The Importance of Being Earnest is getting a new big-screen treatment. It stars the British actors that weren't in Gosford Park, and the wife (Reese Witherspoon) of the American who was (Ryan Phillipe.) Judy Dench, Rupert Everett, Colin Firth, Tom Wilkinson, and many more are featured.

from Film Forum, 05/30/02

For moviegoers who prefer something classical, Oscar Wilde's The Importance of Being Earnest makes a welcome return to the "stage" in a new adaptation directed by Oliver Parker. It is unlikely that any production of the play has ever boasted such a talented cast. Rupert Everett (An Ideal Husband), Colin Firth (Bridget Jones's Diary), Reese Witherspoon (Legally Blonde), Frances O'Connor (A.I. Artificial Intelligence), and Dame Judi Dench (Chocolat) bring to life this witty, literate comedy of manners, romance, and misunderstanding.

However, many critics in both the religious and mainstream press find something lacking in this particular version. The USCCB's critic writes, "The importance of being honest requires advising that The Importance of Being Earnest … is far off the mark. Oscar Wilde's bitingly witty satire of upper-class romantic silliness is reduced to a bland drawing room comedy."

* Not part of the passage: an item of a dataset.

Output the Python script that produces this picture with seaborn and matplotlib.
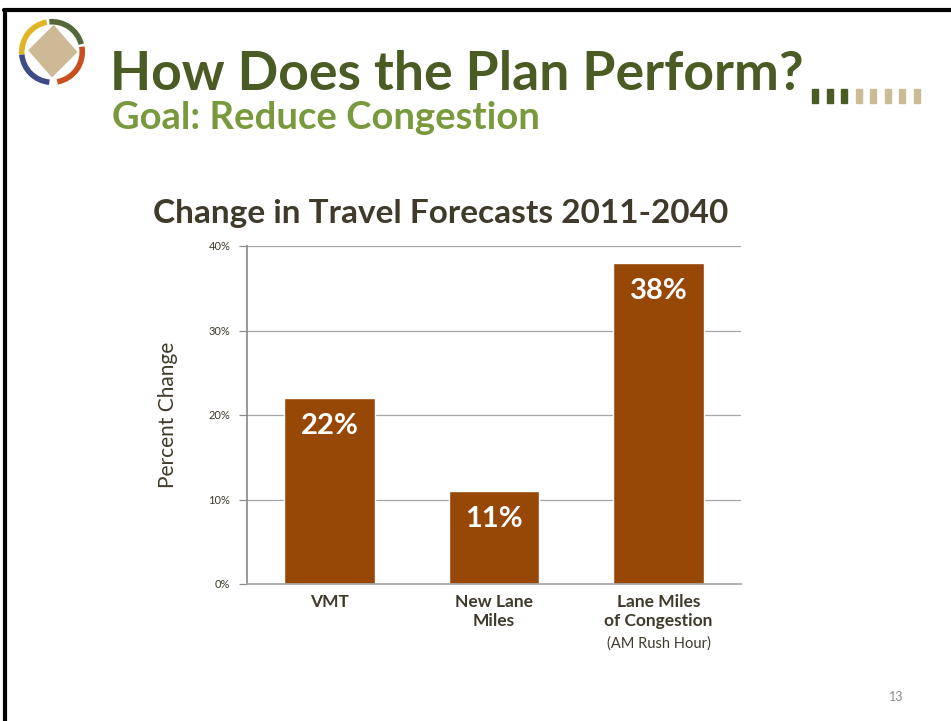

But Eric and Lisa Rice (Movieguide) write, "This movie looks great with beautifully designed costumes and sets. Earnest displays the tangled web of deception and the incredible hardship that it causes. [The actors] all do a marvelous job of keeping this complicated plot going."

Mary Draughon (Preview) does not comment on how this version of the play compares to others. Rather, she gives Earnest a "plus" because it is "absolutely free of foul language, violence and explicit sexual content" but cautions that it "has some slightly sensual material."

Some critics praise it but worry that today's average moviegoer is not educated enough or sophisticated enough to appreciate its subtle achievements. Roger Ebert says, "I yearn for a world in which every drawing room is a stage, and we but players on it. But does anyone these days know what a drawing room is? How can people recognize wit who begin with only a half-measure of it?"

MaryAnn Johanson (Flick Filosopher) says, "It's a sorry commentary on the state of contemporary film that the script for the best-written movie so far this year is more than a century old. It's arrant nonsense, of course, but even this hundred-year-old nonsense is fresher, sillier, more vibrant, more delicious than anything of recent vintage. The point is merely to laugh—a lot—and leave the theater walking on air and feeling that surely silliness will never reach so splendid an apex again."